I must remark, had Congress ever been inclined, they might have
contributed to relieve the distress of those whom we are under the
necessity of holding as prisoners, by sending in all in their
possession towards the payment of the large debt they owe us on that
head, which might have been an inducement towards liberating many now
in captivity. I have the honor to be, Sir, with due respect, etc,
Edmund Affleck
Much correspondence passed between the English and American
Commissaries of Prisoners, as well as between Washington and the
commanding officer at New York on the subject of the naval prisoners,
but little good seems to have been effected thereby until late in the
war, when negotiations for peace had almost progressed to a finish. We
have seen that, in the summer of 1782, the hard conditions on board
the prison ships were in some measure mitigated, and that the sick
were sent to Blackwell's Island, where they had a chance for life.

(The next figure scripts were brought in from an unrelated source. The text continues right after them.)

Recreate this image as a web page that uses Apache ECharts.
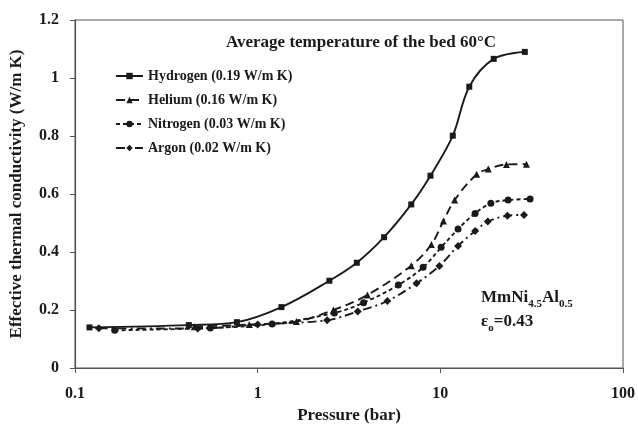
<!DOCTYPE html>
<html>
<head>
<meta charset="utf-8">
<script src="https://cdn.jsdelivr.net/npm/echarts@6/dist/echarts.min.js"></script>
<style>html,body{margin:0;padding:0;background:#fff;}#c{width:638px;height:430px;}</style>
</head>
<body>
<div id="c"></div>
<script>
const seriesNames = ['Hydrogen (0.19 W/m K)', 'Helium (0.16 W/m K)', 'Nitrogen (0.03 W/m K)', 'Argon (0.02 W/m K)'];
const hydrogen = [[0.12,0.14],[0.42,0.148],[0.77,0.158],[1.35,0.21],[2.47,0.301],[3.49,0.363],[4.92,0.451],[6.93,0.564],[8.83,0.663],[11.7,0.801],[14.4,0.97],[19.6,1.066],[29,1.09]];
const helium = [[0.45,0.142],[0.9,0.15],[1.63,0.16],[2.6,0.2],[3.99,0.252],[6.93,0.353],[8.93,0.426],[10.4,0.507],[11.97,0.579],[15.8,0.668],[18.3,0.686],[23,0.702],[29.6,0.703]];
const nitrogen = [[0.165,0.13],[0.55,0.138],[1.2,0.152],[2.63,0.19],[3.8,0.225],[5.89,0.286],[8.05,0.347],[10.1,0.416],[12.5,0.479],[15.5,0.533],[18.9,0.568],[23.5,0.579],[31,0.583]];
const argon = [[0.135,0.137],[0.47,0.136],[1.0,0.15],[2.4,0.165],[3.53,0.195],[5.13,0.231],[7.41,0.292],[9.88,0.352],[12.5,0.421],[15.5,0.472],[18.2,0.505],[23.3,0.525],[28.7,0.528]];
const xTicks = [0.1, 1, 10, 100];
const yTicks = [0, 0.2, 0.4, 0.6, 0.8, 1, 1.2];

const FONT = '"Liberation Serif", "DejaVu Serif", serif';
const INK = '#1a1a1a';
const chart = echarts.init(document.getElementById('c'), null, {renderer: 'canvas'});

function mk(name, data, symbol, size, type) {
  return {
    name: name, type: 'line', data: data, smooth: 0.35,
    symbol: symbol, symbolSize: size,
    itemStyle: {color: INK},
    lineStyle: {color: INK, width: 1.9, type: type},
    z: 3
  };
}

chart.setOption({
  animation: false,
  backgroundColor: '#fff',
  textStyle: {fontFamily: FONT},
  grid: {left: 72, right: 14, top: 20, bottom: 62, show: true, borderColor: '#555', borderWidth: 1},
  title: {
    text: 'Average temperature of the bed 60°C',
    left: 221, top: 29,
    textStyle: {fontFamily: FONT, fontWeight: 'bold', fontSize: 17, color: INK}
  },
  legend: {
    orient: 'vertical', left: 110, top: 64, itemGap: 10,
    itemWidth: 27, itemHeight: 8,
    textStyle: {fontFamily: FONT, fontWeight: 'bold', fontSize: 14, color: INK},
    data: seriesNames
  },
  xAxis: {
    type: 'log', logBase: 10, min: 0.1, max: 100,
    name: 'Pressure (bar)', nameLocation: 'middle', nameGap: 36,
    nameTextStyle: {fontFamily: FONT, fontWeight: 'bold', fontSize: 17, color: INK},
    axisLine: {lineStyle: {color: '#555', width: 1.2}},
    axisTick: {show: true, inside: false, length: 5, lineStyle: {color: '#555'}},
    minorTick: {show: false},
    splitLine: {show: false},
    axisLabel: {
      margin: 18, fontFamily: FONT, fontWeight: 'bold', fontSize: 16, color: INK,
      formatter: function (v) { const t = xTicks.find(k => Math.abs(k - v) / k < 1e-6); return t === undefined ? '' : String(t); }
    }
  },
  yAxis: {
    type: 'value', min: 0, max: 1.2, interval: 0.2,
    name: 'Effective thermal conductivity (W/m K)', nameLocation: 'middle', nameGap: 50,
    nameTextStyle: {fontFamily: FONT, fontWeight: 'bold', fontSize: 17, color: INK},
    axisLine: {show: true, lineStyle: {color: '#555', width: 1.2}},
    axisTick: {show: true, inside: false, length: 5, lineStyle: {color: '#555'}},
    splitLine: {show: false},
    axisLabel: {
      margin: 16, fontFamily: FONT, fontWeight: 'bold', fontSize: 16, color: INK,
      formatter: function (v) { const t = yTicks.find(k => Math.abs(k - v) < 1e-6); return t === undefined ? '' : String(t); }
    }
  },
  series: [
    mk(seriesNames[0], hydrogen, 'rect', 6, 'solid'),
    mk(seriesNames[1], helium, 'triangle', 7, [9, 5]),
    mk(seriesNames[2], nitrogen, 'circle', 7, [4, 3]),
    mk(seriesNames[3], argon, 'diamond', 8, [9, 4, 2, 4])
  ],
  graphic: [
    {
      type: 'text', left: 481, top: 289, z: 10,
      style: {
        text: '{b|MmNi}{s|4.5}{b|Al}{s|0.5}',
        rich: {
          b: {fontFamily: FONT, fontWeight: 'bold', fontSize: 17, fill: INK, verticalAlign: 'bottom'},
          s: {fontFamily: FONT, fontWeight: 'bold', fontSize: 11, fill: INK, verticalAlign: 'bottom', padding: [0, 0, -4, 0]}
        }
      }
    },
    {
      type: 'text', left: 481, top: 313, z: 10,
      style: {
        text: '{b|ε}{s|o}{b|=0.43}',
        rich: {
          b: {fontFamily: FONT, fontWeight: 'bold', fontSize: 17, fill: INK, verticalAlign: 'bottom'},
          s: {fontFamily: FONT, fontWeight: 'bold', fontSize: 11, fill: INK, verticalAlign: 'bottom', padding: [0, 0, -4, 0]}
        }
      }
    }
  ]
});
</script>
</body>
</html>
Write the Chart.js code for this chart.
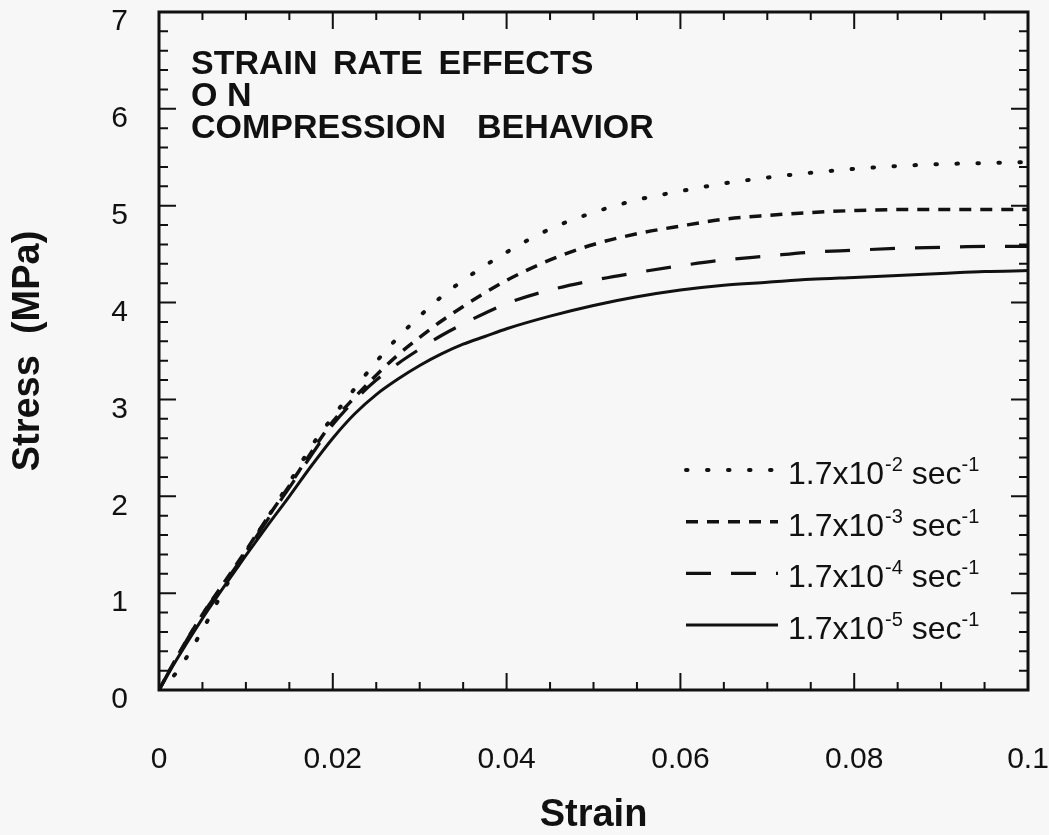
<!DOCTYPE html>
<html>
<head>
<meta charset="utf-8">
<title>Strain rate effects on compression behavior</title>
<script src="https://cdn.jsdelivr.net/npm/chart.js@4.4.1/dist/chart.umd.min.js"></script>
<style>
  html, body { margin: 0; padding: 0; background: #f7f7f7; }
  #wrap { width: 1049px; height: 835px; }
</style>
</head>
<body>
<div id="wrap"><canvas id="stressChart" width="1049" height="835"></canvas></div>
<script>
// --- data ---
const strain = [0, 0.002, 0.005, 0.0075, 0.01, 0.0125, 0.015, 0.0175, 0.02, 0.0225,
                0.025, 0.0275, 0.03, 0.0325, 0.035, 0.0375, 0.04, 0.045, 0.05, 0.055,
                0.06, 0.065, 0.07, 0.075, 0.08, 0.085, 0.09, 0.095, 0.1];

const stressRate2 = [0, 0.18, 0.62, 1.04, 1.42, 1.78, 2.14, 2.51, 2.82, 3.11,
                     3.39, 3.64, 3.86, 4.06, 4.23, 4.38, 4.52, 4.76, 4.93, 5.06,
                     5.15, 5.23, 5.29, 5.34, 5.38, 5.41, 5.43, 5.44, 5.45];
const stressRate3 = [0, 0.33, 0.78, 1.11, 1.44, 1.78, 2.11, 2.45, 2.77, 3.02,
                     3.25, 3.46, 3.64, 3.81, 3.96, 4.10, 4.23, 4.44, 4.60, 4.71,
                     4.79, 4.86, 4.90, 4.93, 4.95, 4.96, 4.96, 4.96, 4.96];
const stressRate4 = [0, 0.33, 0.78, 1.10, 1.42, 1.76, 2.09, 2.42, 2.74, 2.99,
                     3.20, 3.37, 3.52, 3.66, 3.78, 3.89, 3.99, 4.13, 4.23, 4.31,
                     4.38, 4.44, 4.48, 4.52, 4.54, 4.56, 4.57, 4.58, 4.58];
const stressRate5 = [0, 0.31, 0.74, 1.07, 1.39, 1.70, 2.00, 2.31, 2.60, 2.85,
                     3.05, 3.21, 3.35, 3.47, 3.57, 3.65, 3.73, 3.86, 3.97, 4.06,
                     4.13, 4.18, 4.21, 4.24, 4.26, 4.28, 4.30, 4.32, 4.33];

const rateBase = '1.7x10';
const rateExps = ['-2', '-3', '-4', '-5'];
const rateUnit = ' sec';
const rateUnitExp = '-1';

const xTicks = [0, 0.02, 0.04, 0.06, 0.08, 0.1];
const xTickLabels = ['0', '0.02', '0.04', '0.06', '0.08', '0.1'];
const yTicks = [0, 1, 2, 3, 4, 5, 6, 7];
const yTickLabels = ['0', '1', '2', '3', '4', '5', '6', '7'];
const xMinorStep = 0.005;
const yMinorStep = 0.2;

const noteLines = ['STRAIN RATE EFFECTS', 'O N', 'COMPRESSION  BEHAVIOR'];

const FONT = '"Liberation Sans", Arial, Helvetica, sans-serif';
const INK = '#111';

Chart.defaults.font.family = FONT;
Chart.defaults.color = INK;

const toPoints = ys => strain.map((x, i) => ({ x, y: ys[i] }));

// line styles: dotted, short dash, long dash, solid
const styles = [
    { dash: [1.5, 19.5], width: 4, cap: 'round' },
    { dash: [12, 9], width: 3.5, cap: 'butt' },
    { dash: [25, 20], width: 3.2, cap: 'butt' },
    { dash: [], width: 3, cap: 'butt' }
];
const series = [stressRate2, stressRate3, stressRate4, stressRate5];

const datasets = series.map((ys, i) => ({
    label: rateBase + '^' + rateExps[i] + rateUnit + '^' + rateUnitExp,
    data: toPoints(ys),
    showLine: true,
    borderColor: INK,
    borderWidth: styles[i].width,
    borderDash: styles[i].dash,
    borderCapStyle: styles[i].cap,
    pointRadius: 0,
    cubicInterpolationMode: 'monotone',
    fill: false
}));

// --- frame with inward ticks on all four sides ---
const frameTicks = {
    id: 'frameTicks',
    afterDatasetsDraw(chart) {
        const { ctx, chartArea: a, scales: { x, y } } = chart;
        ctx.save();
        ctx.strokeStyle = INK;
        ctx.lineWidth = 2;
        ctx.beginPath();
        const nx = Math.round((x.max - x.min) / xMinorStep);
        for (let i = 0; i <= nx; i++) {
            const v = x.min + i * xMinorStep;
            const px = x.getPixelForValue(v);
            const len = xTicks.some(t => Math.abs(t - v) < 1e-9) ? 17 : 8;
            ctx.moveTo(px, a.bottom); ctx.lineTo(px, a.bottom - len);
            ctx.moveTo(px, a.top); ctx.lineTo(px, a.top + len);
        }
        const ny = Math.round((y.max - y.min) / yMinorStep);
        for (let i = 0; i <= ny; i++) {
            const v = y.min + i * yMinorStep;
            const py = y.getPixelForValue(v);
            const len = yTicks.some(t => Math.abs(t - v) < 1e-9) ? 17 : 9;
            ctx.moveTo(a.left, py); ctx.lineTo(a.left + len, py);
            ctx.moveTo(a.right, py); ctx.lineTo(a.right - len, py);
        }
        ctx.stroke();
        ctx.lineWidth = 3;
        ctx.strokeRect(a.left, a.top, a.right - a.left, a.bottom - a.top);
        ctx.restore();
    }
};

// --- note in the upper left and legend with superscripts ---
const notesAndLegend = {
    id: 'notesAndLegend',
    afterDraw(chart) {
        const { ctx, chartArea: a } = chart;
        ctx.save();
        ctx.fillStyle = INK;
        ctx.textBaseline = 'alphabetic';

        // note
        ctx.font = 'bold 34px ' + FONT;
        noteLines.forEach((t, i) => {
            ctx.wordSpacing = i === 1 ? '0px' : '6px';
            ctx.fillText(t, a.left + 32, a.top + 61.5 + i * 32.2);
        });
        ctx.wordSpacing = '0px';

        // legend
        chart.data.datasets.forEach((ds, i) => {
            const base = a.bottom - 206 + i * 51.7;
            const ly = base - 14;
            ctx.strokeStyle = INK;
            ctx.lineWidth = ds.borderWidth;
            ctx.lineCap = ds.borderCapStyle;
            ctx.setLineDash(ds.borderDash);
            ctx.beginPath();
            ctx.moveTo(a.right - 342, ly);
            ctx.lineTo(a.right - 250, ly);
            ctx.stroke();
            ctx.setLineDash([]);

            let tx = a.right - 240;
            ctx.font = '32px ' + FONT;
            ctx.fillText(rateBase, tx, base);
            tx += ctx.measureText(rateBase).width + 1;
            ctx.font = '20px ' + FONT;
            ctx.fillText(rateExps[i], tx, base - 13);
            tx += ctx.measureText(rateExps[i]).width;
            ctx.font = '32px ' + FONT;
            ctx.fillText(rateUnit, tx, base);
            tx += ctx.measureText(rateUnit).width;
            ctx.font = '20px ' + FONT;
            ctx.fillText(rateUnitExp, tx, base - 13);
        });
        ctx.restore();
    }
};

new Chart(document.getElementById('stressChart'), {
    type: 'scatter',
    data: { datasets },
    options: {
        responsive: false,
        animation: false,
        devicePixelRatio: 1,
        layout: { padding: { top: 12, right: 21, left: 0, bottom: 0 } },
        plugins: {
            legend: { display: false },
            tooltip: { enabled: false }
        },
        scales: {
            x: {
                type: 'linear',
                min: 0,
                max: 0.1,
                grid: { display: false, drawTicks: false },
                border: { display: false },
                afterBuildTicks: s => { s.ticks = xTicks.map(v => ({ value: v })); },
                afterFit: s => {
                    s.height = 145;
                    s.paddingLeft = 0;
                    s.paddingRight = 0;
                },
                ticks: {
                    padding: 52,
                    maxRotation: 0,
                    font: { size: 30 },
                    color: INK,
                    callback: (v, i) => xTickLabels[i]
                },
                title: {
                    display: true,
                    text: 'Strain',
                    font: { size: 38, weight: 'bold', lineHeight: 1 },
                    padding: { top: 0, bottom: 0 },
                    color: INK
                }
            },
            y: {
                type: 'linear',
                min: 0,
                max: 7,
                grid: { display: false, drawTicks: false },
                border: { display: false },
                afterBuildTicks: s => { s.ticks = yTicks.map(v => ({ value: v })); },
                afterFit: s => {
                    s.width = 159;
                    s.paddingTop = 0;
                    s.paddingBottom = 0;
                },
                ticks: {
                    padding: 31,
                    labelOffset: 10,
                    font: { size: 30 },
                    color: INK,
                    callback: (v, i) => yTickLabels[i]
                },
                title: {
                    display: true,
                    text: 'Stress  (MPa)',
                    font: { size: 38, weight: 'bold', lineHeight: 1 },
                    padding: { top: 10, bottom: 0 },
                    color: INK
                }
            }
        }
    },
    plugins: [frameTicks, notesAndLegend]
});
</script>
</body>
</html>
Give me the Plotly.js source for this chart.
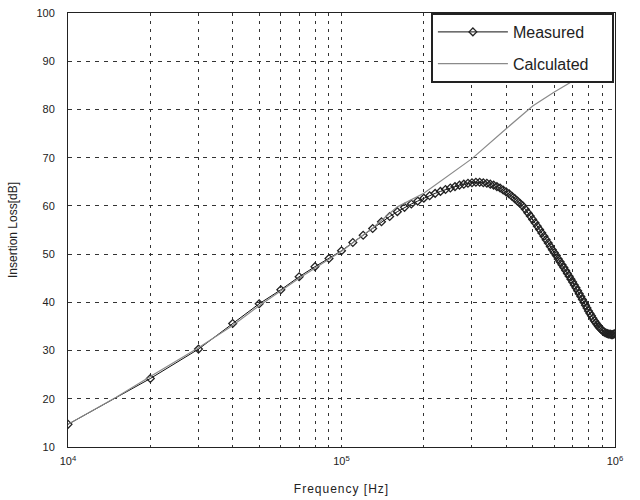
<!DOCTYPE html>
<html>
<head>
<meta charset="utf-8">
<script src="https://cdn.plot.ly/plotly-3.0.1.min.js"></script>
<style>html,body{margin:0;padding:0;background:#fff;}#chart{width:640px;height:500px;}
.xtitle{letter-spacing:1px;}</style>
</head>
<body>
<div id="chart"></div>
<script>
// Measured: frequency in kHz
const measuredFreqKHz = [10,20,30,40,50,60,70,80,90,100,110,120,130,140,150,160,170,180,190,200,
  210,220,230,240,250,260,270,280,290,300,310,320,330,340,350,360,370,380,390,400,
  410,420,430,440,450,460,470,480,490,500,510,520,530,540,550,560,570,580,590,600,
  610,620,630,640,650,660,670,680,690,700,710,720,730,740,750,760,770,780,790,800,
  810,820,830,840,850,860,870,880,890,900,910,920,930,940,950,960,970,980,990,1000];
const measuredDB = [14.7,24.2,30.3,35.6,39.7,42.6,45.3,47.4,49.1,50.7,52.4,53.9,55.3,56.7,57.8,58.8,59.7,60.4,61.0,61.6,
  62.1,62.6,63.0,63.4,63.7,64.0,64.3,64.5,64.7,64.8,64.9,64.9,64.8,64.7,64.5,64.3,64.0,63.7,63.3,62.9,
  62.5,62.0,61.5,61.0,60.5,60.0,59.3,58.6,57.9,57.2,56.5,55.8,55.1,54.4,53.7,53.0,52.3,51.6,50.9,50.3,
  49.7,49.0,48.4,47.8,47.2,46.6,46.0,45.4,44.8,44.2,43.6,43.0,42.4,41.8,41.2,40.6,40.0,39.4,38.8,38.2,
  37.7,37.2,36.7,36.2,35.8,35.4,35.0,34.7,34.4,34.1,33.9,33.7,33.6,33.5,33.4,33.4,33.3,33.3,33.4,33.5];

// Calculated: frequency in Hz
const calcFreq = [1e4,1.5e4,2e4,3e4,4e4,5e4,7e4,1e5,1.3e5,1.6e5,2e5,2.5e5,3e5,4e5,5e5,6e5,7e5,8e5];
const calcDB   = [14.7,20.3,24.6,30.6,35.2,39.3,45.0,50.6,55.4,59.8,62.6,66.5,69.8,76.0,80.7,83.6,85.8,87.8];

const xTickVals = [1e4,2e4,3e4,4e4,5e4,6e4,7e4,8e4,9e4,1e5,2e5,3e5,4e5,5e5,6e5,7e5,8e5,9e5,1e6];
const xTickText = ['10<sup>4</sup>','','','','','','','','','10<sup>5</sup>','','','','','','','','','10<sup>6</sup>'];
const yTickVals = [10,20,30,40,50,60,70,80,90,100];

const measured = {
  x: measuredFreqKHz.map(v => v * 1000),
  y: measuredDB,
  name: 'Measured',
  legendgroup: 'a',
  type: 'scatter',
  mode: 'lines+markers',
  line: {color: '#111', width: 1},
  marker: {symbol: 'diamond-open', size: 6, color: '#222', line: {width: 1.3, color: '#222'}}
};
const calculated = {
  x: calcFreq,
  y: calcDB,
  name: 'Calculated\u00a0\u00a0\u00a0\u00a0',
  legendgroup: 'b',
  type: 'scatter',
  mode: 'lines',
  line: {color: '#8a8a8a', width: 1.2}
};

const font = 'Liberation Sans, Arial, sans-serif';
const layout = {
  width: 640, height: 500,
  margin: {l: 68, r: 25, t: 13, b: 53},
  paper_bgcolor: '#fff', plot_bgcolor: '#fff',
  showlegend: true,
  legend: {
    x: 0.998, xanchor: 'right', y: 1, yanchor: 'top',
    bgcolor: '#fff', bordercolor: '#222', borderwidth: 2,
    font: {family: font, size: 16, color: '#222'},
    itemwidth: 70, traceorder: 'grouped', tracegroupgap: 8
  },
  xaxis: {
    type: 'log', range: [4, 6],
    tickmode: 'array', tickvals: xTickVals, ticktext: xTickText,
    showgrid: true, gridcolor: '#333', griddash: '3px,5px', gridwidth: 1,
    showline: true, linecolor: '#222', linewidth: 1, mirror: true,
    ticks: '', zeroline: false, ticklabelstandoff: 4,
    tickfont: {family: font, size: 11, color: '#222'},
    title: {text: 'Frequency [Hz]', font: {family: font, size: 12, color: '#222'}, standoff: 18}
  },
  yaxis: {
    range: [10, 100],
    tickmode: 'array', tickvals: yTickVals,
    showgrid: true, gridcolor: '#333', griddash: '4px,5px', gridwidth: 1,
    showline: true, linecolor: '#222', linewidth: 1, mirror: true,
    ticks: '', zeroline: false, ticklabelstandoff: 10,
    tickfont: {family: font, size: 11, color: '#222'},
    title: {text: 'Insertion Loss[dB]', font: {family: font, size: 12, color: '#222'}, standoff: 16}
  }
};

Plotly.newPlot('chart', [measured, calculated], layout, {displayModeBar: false, staticPlot: true});
</script>
</body>
</html>
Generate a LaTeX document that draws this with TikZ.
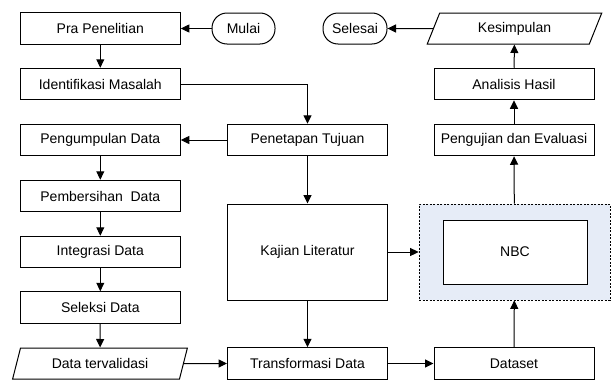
\documentclass[tikz,border=0pt]{standalone}
\usepackage{fontspec}
\setmainfont{Liberation Sans}
\usetikzlibrary{arrows.meta, shapes.geometric}
\definecolor{nbcfill}{RGB}{230,236,247}
\tikzset{%
    proc/.style={rectangle, draw, line width=1pt, minimum width=160pt, minimum height=31.5pt, inner sep=0pt},
    term/.style={rectangle, draw, line width=1pt, rounded corners=15pt, minimum height=31pt, inner sep=0pt},
    io/.style={trapezium, draw, line width=1pt, trapezium stretches=true, trapezium left angle=65, trapezium right angle=115, minimum width=175pt, minimum height=31pt, inner sep=0pt},
    grp/.style={rectangle, draw, line width=0.7pt, dash pattern=on 2pt off 1.5pt, fill=nbcfill, minimum width=191pt, minimum height=96pt},
    arr/.style={line width=1pt, -{Triangle[length=8.5pt, width=8pt]}},
}

\begin{document}
\begin{tikzpicture}[x=1pt, y=-1pt, font=\fontsize{14}{16}\selectfont]
    \useasboundingbox (0,0) rectangle (615,380);
    \node [proc] (pra) at (100.3,28.5) {Pra Penelitian};
    \node [term, minimum width=63pt] (mulai) at (243.5,28.5) {Mulai};
    \node [proc] (ident) at (100.3,84) {Identifikasi Masalah};
    \node [proc] (kumpul) at (100.3,140) {Pengumpulan Data};
    \node [proc] (bersih) at (100.3,196) {Pembersihan~ Data};
    \node [proc] (integ) at (100.3,252) {Integrasi Data};
    \node [proc] (seleksi) at (100.3,307.5) {Seleksi Data};
    \node [io] (valid) at (100,363.5) {Data tervalidasi};
    \node [proc] (tujuan) at (307.5,140) {Penetapan Tujuan};
    \node [proc, minimum height=96pt] (kajian) at (307.5,252) {Kajian Literatur};
    \node [proc] (transf) at (307.5,363.5) {Transformasi Data};
    \node [term, minimum width=64pt] (selesai) at (355,28.5) {Selesai};
    \node [io] (simpul) at (514.5,28.5) {Kesimpulan};
    \node [proc] (analisis) at (514,84) {Analisis Hasil};
    \node [proc] (uji) at (514,140) {Pengujian dan Evaluasi};
    \node [grp] (nbcgrp) at (514.5,252) {};
    \node [proc, minimum width=144pt, minimum height=64pt, fill=white] (nbc) at (515,252) {NBC};
    \node [proc] (dataset) at (514,363.5) {Dataset};
    \draw [arr] (mulai) -- (pra);
    \draw [arr] (pra) -- (ident);
    \draw [arr] (ident.east) -| (tujuan.north);
    \draw [arr] (tujuan) -- (kumpul);
    \draw [arr] (kumpul) -- (bersih);
    \draw [arr] (bersih) -- (integ);
    \draw [arr] (integ) -- (seleksi);
    \draw [arr] (seleksi) -- (valid);
    \draw [arr] (valid.east) -- (transf.west);
    \draw [arr] (tujuan) -- (kajian);
    \draw [arr] (kajian) -- (transf);
    \draw [arr] (kajian) -- (nbcgrp);
    \draw [arr] (transf) -- (dataset);
    \draw [arr] (dataset) -- (nbcgrp);
    \draw [arr] (nbcgrp) -- (uji);
    \draw [arr] (uji) -- (analisis);
    \draw [arr] (analisis) -- (simpul);
    \draw [arr] (simpul) -- (selesai);
\end{tikzpicture}
\end{document}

We
might go on presenting much more of the correspondence on both sides,
and detail all the squabbles about the number of prisoners exchanged;
their treatment while in prison; and other subjects of dispute, but
the conclusion of the whole matter was eloquently written in the sands
of the Wallabout, where the corpses of thousands of victims to British
cruelty lay for so many years. We will therefore give only a few
further extracts from the correspondence and reports on the subject,
as so much of it was tedious and barren of any good result.